Distribution-Guided and Constrained Quantum Machine Unlearning

TL;DR

This paper introduces a distribution-guided, constrained quantum machine unlearning framework that effectively suppresses influence of specific data while preserving model performance, offering improved control and interpretability over prior methods.

Contribution

It proposes a novel class-level unlearning approach using a tunable target distribution and anchor constraints, enhancing control over forgetting and retention in quantum models.

Findings

Effective suppression of forgotten-class confidence

Minimal impact on retained-class performance

Closer alignment with retrained models compared to uniform unlearning

Abstract

Machine unlearning aims to remove the influence of specific training data from a learned model without full retraining. While recent work has begun to explore unlearning in quantum machine learning, existing approaches largely rely on fixed, uniform target distributions and do not explicitly control the trade-off between forgetting and retained model behaviour.
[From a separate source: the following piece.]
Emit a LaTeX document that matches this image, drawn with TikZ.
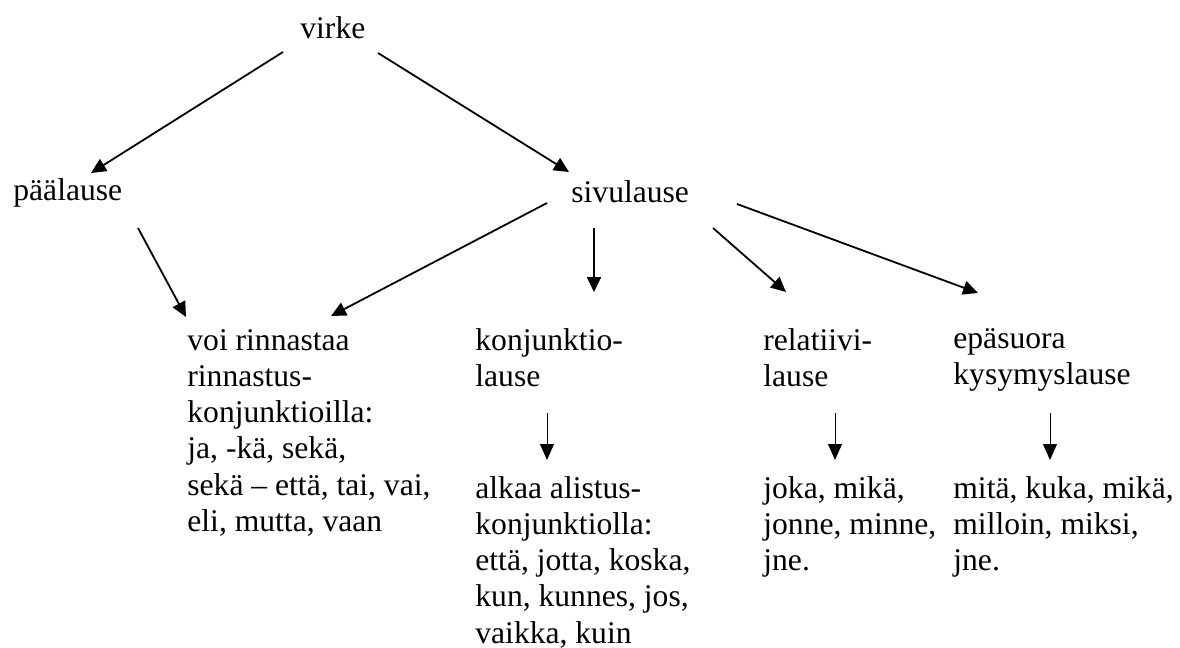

In this work, we propose a distribution-guided framework for class-level quantum machine unlearning that treats unlearning as a constrained optimization problem. Our method introduces a tunable target distribution derived from model similarity statistics, decoupling the suppression of forgotten-class confidence from assumptions about redistribution among retained classes. We further incorporate an anchor-based preservation constraint that explicitly maintains predictive behaviour on selected retained data, yielding a controlled optimization trajectory that limits deviation from the original model. We evaluate the approach on variational quantum classifiers trained on the Iris and Covertype datasets. Results demonstrate sharp suppression of forgotten-class confidence, minimal degradation of retained-class performance, and closer alignment with the gold retrained model baselines compared to uniform-target unlearning. These findings highlight the importance of target design and constraint-based formulations for reliable and interpretable quantum machine unlearning.